The book was inspired by Marienna’s experience working with other bereaved families and leading the Justice for Gaia campaign on behalf of her own. Her cousin Gaia Pope, a survivor of sexual violence, was let down by the mental health system and the police after they took no further action following her rape allegation against a known child sex offender.
Gaia went missing on 7 November 2017 from her home in Dorset when she was nineteen years old. Following a police investigation and enormous community-led search effort to find her, her body was recovered eleven days later, less than a mile from where she disappeared. The coroner ruled the cause of death as hypothermia but like all the deaths explored in her book, Marienna calls it a death by indifference.
After four years and three closed-door reports, the public inquest into Gaia’s death will be held before a jury this summer. Justice for Gaia campaigns for changes in policing, health and social care, to save lives like hers in the future.
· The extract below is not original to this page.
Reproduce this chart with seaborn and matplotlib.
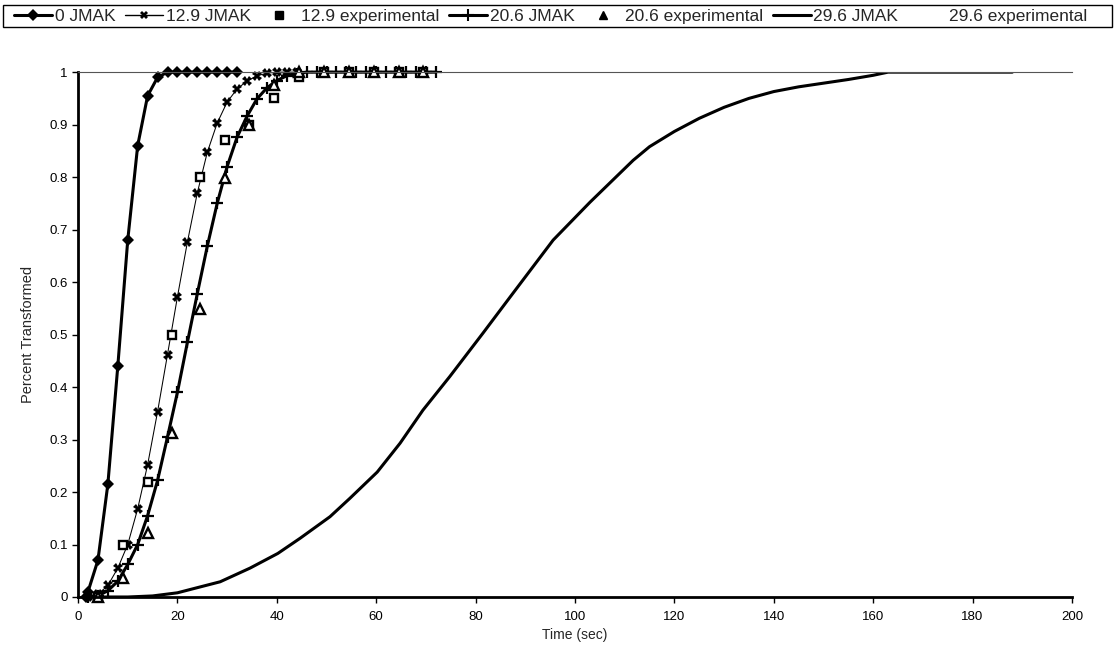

Deborah Coles, the director of INQUEST, a charity that supports families bereaved by state related deaths, says:
“The stories of the men, women and children who have died in the care of the state uncover deficiencies in the systems which are supposed to protect all of us, raising broader social questions around inequality, racism and discrimination. Justice for All of Us is about telling those stories behind the news headlines and statistics, highlighting struggles for social and racial justice and the centrality of ordinary families within this. We believe the book can help develop renewed calls for the systemic change we all need to see.”